**Entries shown**
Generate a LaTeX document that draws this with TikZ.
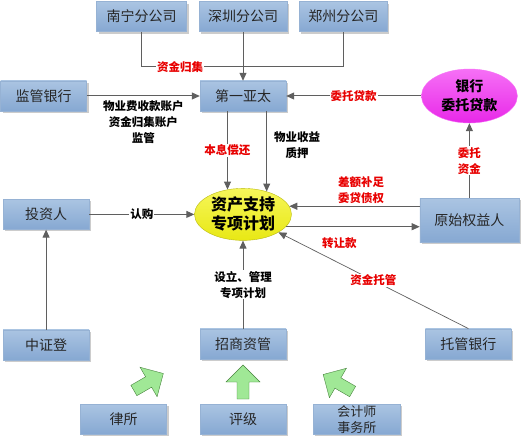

* * *

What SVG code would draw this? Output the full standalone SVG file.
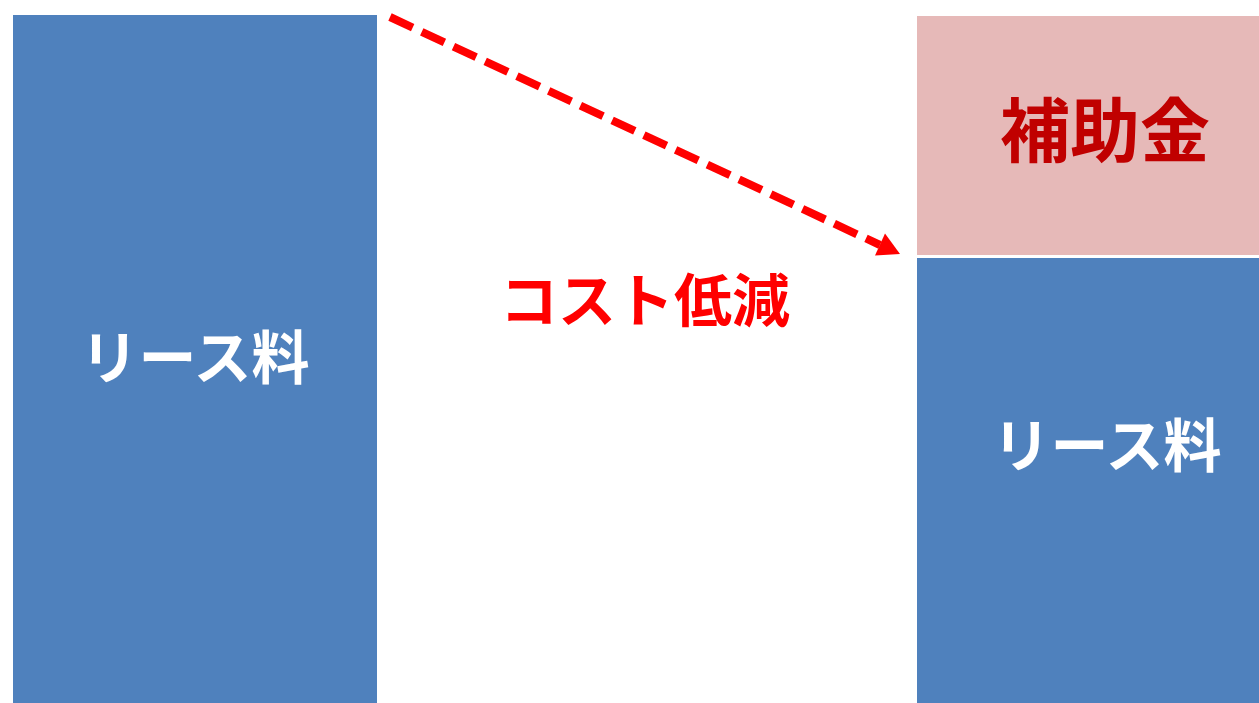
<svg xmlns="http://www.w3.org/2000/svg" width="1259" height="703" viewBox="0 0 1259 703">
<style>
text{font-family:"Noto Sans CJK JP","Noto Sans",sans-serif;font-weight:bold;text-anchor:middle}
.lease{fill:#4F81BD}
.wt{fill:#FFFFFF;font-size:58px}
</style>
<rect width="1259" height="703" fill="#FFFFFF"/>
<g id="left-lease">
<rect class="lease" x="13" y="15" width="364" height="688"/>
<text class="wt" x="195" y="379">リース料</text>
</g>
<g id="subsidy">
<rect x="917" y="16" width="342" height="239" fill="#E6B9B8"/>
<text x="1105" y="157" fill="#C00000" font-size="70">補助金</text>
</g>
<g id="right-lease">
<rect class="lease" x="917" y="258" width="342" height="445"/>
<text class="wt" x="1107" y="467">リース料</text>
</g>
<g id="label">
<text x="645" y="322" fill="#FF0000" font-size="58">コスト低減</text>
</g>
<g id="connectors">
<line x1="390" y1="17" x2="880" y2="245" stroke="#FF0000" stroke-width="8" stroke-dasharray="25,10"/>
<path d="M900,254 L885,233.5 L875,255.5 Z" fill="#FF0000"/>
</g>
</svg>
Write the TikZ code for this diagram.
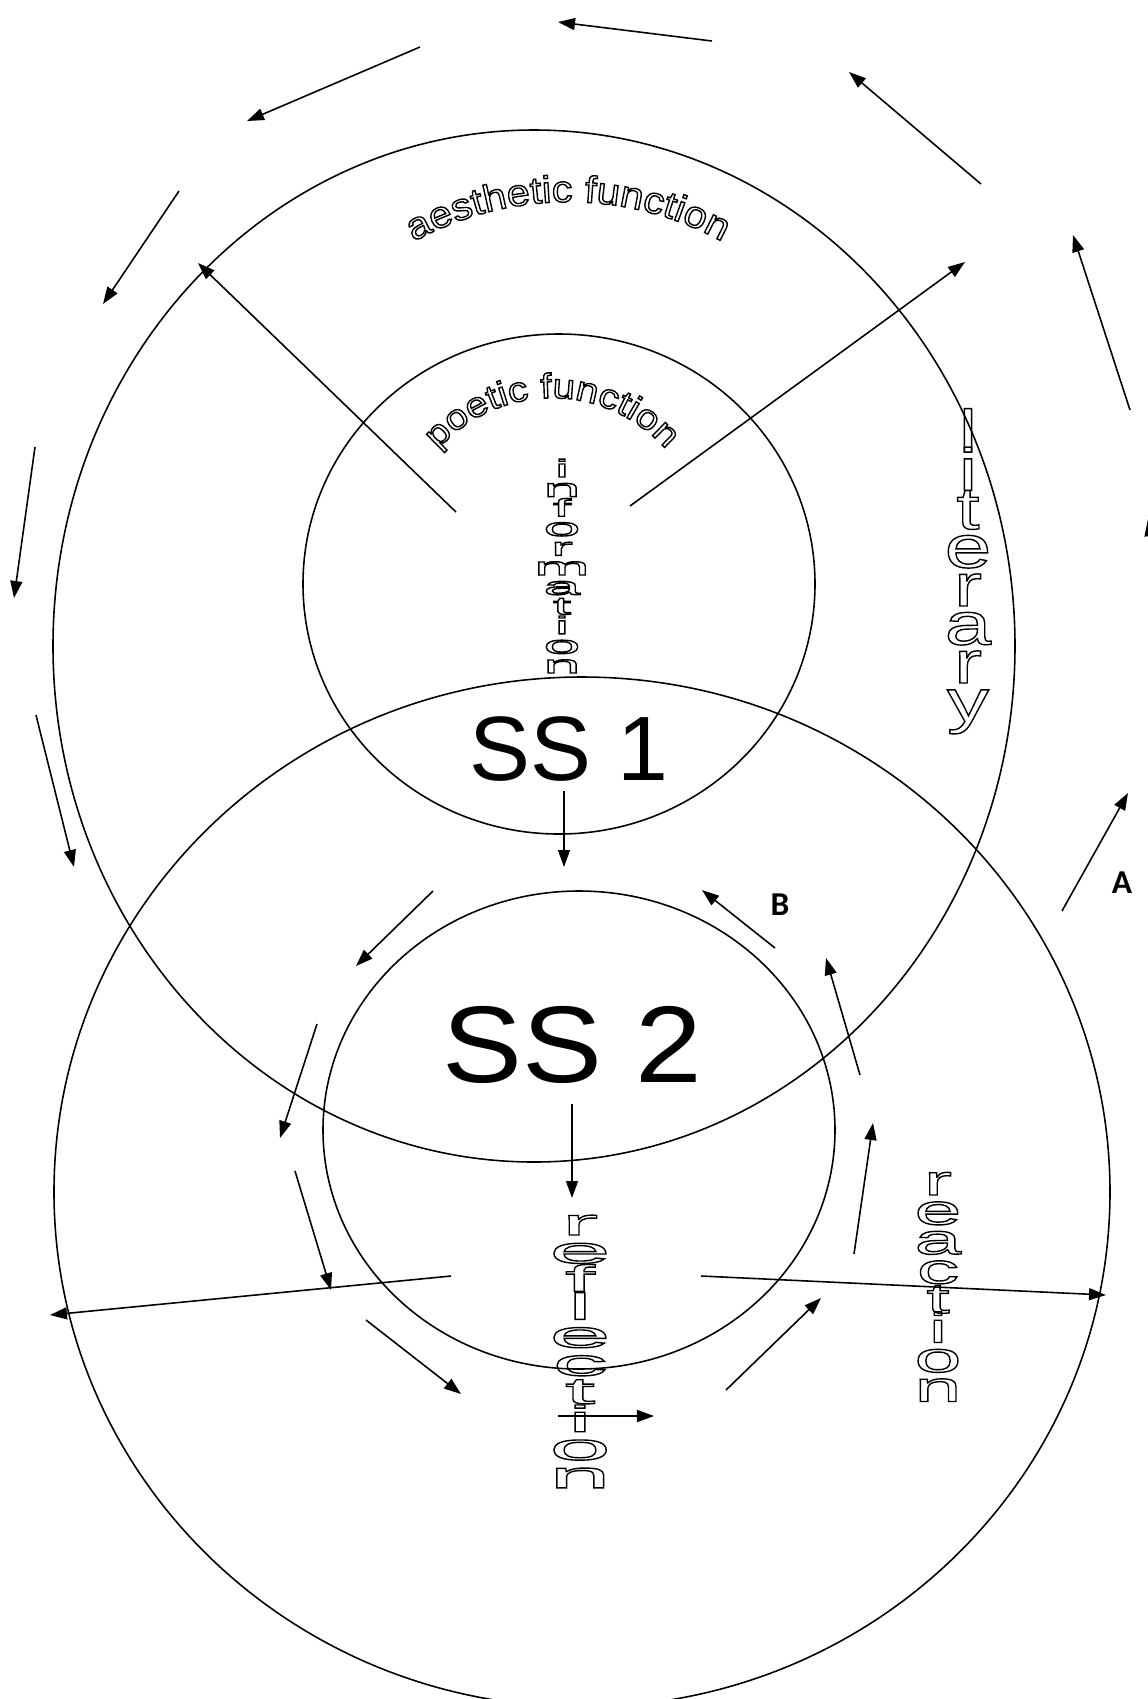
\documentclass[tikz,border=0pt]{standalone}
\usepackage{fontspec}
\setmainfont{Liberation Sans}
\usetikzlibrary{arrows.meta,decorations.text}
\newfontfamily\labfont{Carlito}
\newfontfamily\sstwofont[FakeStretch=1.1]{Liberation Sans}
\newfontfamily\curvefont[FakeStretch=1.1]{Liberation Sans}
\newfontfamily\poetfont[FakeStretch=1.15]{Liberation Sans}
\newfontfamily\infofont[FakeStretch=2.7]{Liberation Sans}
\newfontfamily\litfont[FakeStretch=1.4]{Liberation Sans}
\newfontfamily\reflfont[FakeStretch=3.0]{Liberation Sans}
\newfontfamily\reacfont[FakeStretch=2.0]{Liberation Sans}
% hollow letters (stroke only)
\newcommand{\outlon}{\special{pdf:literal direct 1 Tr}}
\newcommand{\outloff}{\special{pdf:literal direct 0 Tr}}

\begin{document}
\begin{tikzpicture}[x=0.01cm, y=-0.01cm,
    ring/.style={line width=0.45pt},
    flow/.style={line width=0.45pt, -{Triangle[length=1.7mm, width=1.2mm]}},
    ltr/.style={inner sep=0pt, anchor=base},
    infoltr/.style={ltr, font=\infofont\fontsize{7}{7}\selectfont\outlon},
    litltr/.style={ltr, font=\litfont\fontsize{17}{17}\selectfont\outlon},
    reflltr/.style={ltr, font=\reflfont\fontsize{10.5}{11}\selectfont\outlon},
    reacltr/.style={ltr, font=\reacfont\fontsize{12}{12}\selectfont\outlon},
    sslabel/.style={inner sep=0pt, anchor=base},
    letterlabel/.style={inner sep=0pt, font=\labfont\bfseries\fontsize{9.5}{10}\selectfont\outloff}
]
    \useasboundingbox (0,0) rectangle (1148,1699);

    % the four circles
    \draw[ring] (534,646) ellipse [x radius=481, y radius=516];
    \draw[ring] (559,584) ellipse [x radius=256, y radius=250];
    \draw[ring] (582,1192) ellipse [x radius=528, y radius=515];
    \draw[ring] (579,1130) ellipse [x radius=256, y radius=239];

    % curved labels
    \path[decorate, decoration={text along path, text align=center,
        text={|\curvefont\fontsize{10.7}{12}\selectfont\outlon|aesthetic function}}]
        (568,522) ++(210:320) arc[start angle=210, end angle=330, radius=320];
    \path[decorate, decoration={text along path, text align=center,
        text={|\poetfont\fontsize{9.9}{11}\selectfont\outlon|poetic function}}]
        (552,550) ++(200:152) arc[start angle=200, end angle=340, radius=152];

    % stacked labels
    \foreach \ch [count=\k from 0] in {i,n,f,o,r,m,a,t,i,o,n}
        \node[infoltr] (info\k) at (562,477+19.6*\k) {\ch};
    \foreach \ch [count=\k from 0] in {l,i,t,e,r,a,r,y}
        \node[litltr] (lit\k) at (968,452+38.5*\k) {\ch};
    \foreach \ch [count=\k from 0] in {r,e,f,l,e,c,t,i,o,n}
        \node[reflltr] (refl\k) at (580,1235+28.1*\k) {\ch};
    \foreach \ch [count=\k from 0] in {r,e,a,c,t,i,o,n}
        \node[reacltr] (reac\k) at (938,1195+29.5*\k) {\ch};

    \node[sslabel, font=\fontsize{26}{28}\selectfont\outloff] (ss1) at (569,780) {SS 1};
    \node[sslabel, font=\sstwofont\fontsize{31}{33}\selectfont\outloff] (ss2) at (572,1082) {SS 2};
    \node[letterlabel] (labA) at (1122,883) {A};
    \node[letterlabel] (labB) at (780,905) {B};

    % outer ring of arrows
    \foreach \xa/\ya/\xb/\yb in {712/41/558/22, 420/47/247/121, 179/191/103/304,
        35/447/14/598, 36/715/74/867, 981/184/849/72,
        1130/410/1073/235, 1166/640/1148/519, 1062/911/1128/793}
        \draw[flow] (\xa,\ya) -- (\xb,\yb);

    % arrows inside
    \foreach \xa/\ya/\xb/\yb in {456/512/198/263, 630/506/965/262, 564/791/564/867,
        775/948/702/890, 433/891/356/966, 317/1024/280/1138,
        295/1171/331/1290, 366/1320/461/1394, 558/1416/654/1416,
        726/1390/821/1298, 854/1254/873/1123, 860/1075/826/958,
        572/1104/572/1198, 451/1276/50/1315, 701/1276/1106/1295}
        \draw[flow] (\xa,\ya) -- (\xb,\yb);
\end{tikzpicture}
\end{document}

**Directive**
Could you quote, word for word, only the lines from the one containing "Write the TikZ code for this diagram." through the one containing "radius=256, y radius=239];", both included, and leave out any pictures?

**The result**
Write the TikZ code for this diagram.
\documentclass[tikz,border=0pt]{standalone}
\usepackage{fontspec}
\setmainfont{Liberation Sans}
\usetikzlibrary{arrows.meta,decorations.text}
\newfontfamily\labfont{Carlito}
\newfontfamily\sstwofont[FakeStretch=1.1]{Liberation Sans}
\newfontfamily\curvefont[FakeStretch=1.1]{Liberation Sans}
\newfontfamily\poetfont[FakeStretch=1.15]{Liberation Sans}
\newfontfamily\infofont[FakeStretch=2.7]{Liberation Sans}
\newfontfamily\litfont[FakeStretch=1.4]{Liberation Sans}
\newfontfamily\reflfont[FakeStretch=3.0]{Liberation Sans}
\newfontfamily\reacfont[FakeStretch=2.0]{Liberation Sans}
% hollow letters (stroke only)
\newcommand{\outlon}{\special{pdf:literal direct 1 Tr}}
\newcommand{\outloff}{\special{pdf:literal direct 0 Tr}}

\begin{document}
\begin{tikzpicture}[x=0.01cm, y=-0.01cm,
    ring/.style={line width=0.45pt},
    flow/.style={line width=0.45pt, -{Triangle[length=1.7mm, width=1.2mm]}},
    ltr/.style={inner sep=0pt, anchor=base},
    infoltr/.style={ltr, font=\infofont\fontsize{7}{7}\selectfont\outlon},
    litltr/.style={ltr, font=\litfont\fontsize{17}{17}\selectfont\outlon},
    reflltr/.style={ltr, font=\reflfont\fontsize{10.5}{11}\selectfont\outlon},
    reacltr/.style={ltr, font=\reacfont\fontsize{12}{12}\selectfont\outlon},
    sslabel/.style={inner sep=0pt, anchor=base},
    letterlabel/.style={inner sep=0pt, font=\labfont\bfseries\fontsize{9.5}{10}\selectfont\outloff}
]
    \useasboundingbox (0,0) rectangle (1148,1699);

    % the four circles
    \draw[ring] (534,646) ellipse [x radius=481, y radius=516];
    \draw[ring] (559,584) ellipse [x radius=256, y radius=250];
    \draw[ring] (582,1192) ellipse [x radius=528, y radius=515];
    \draw[ring] (579,1130) ellipse [x radius=256, y radius=239];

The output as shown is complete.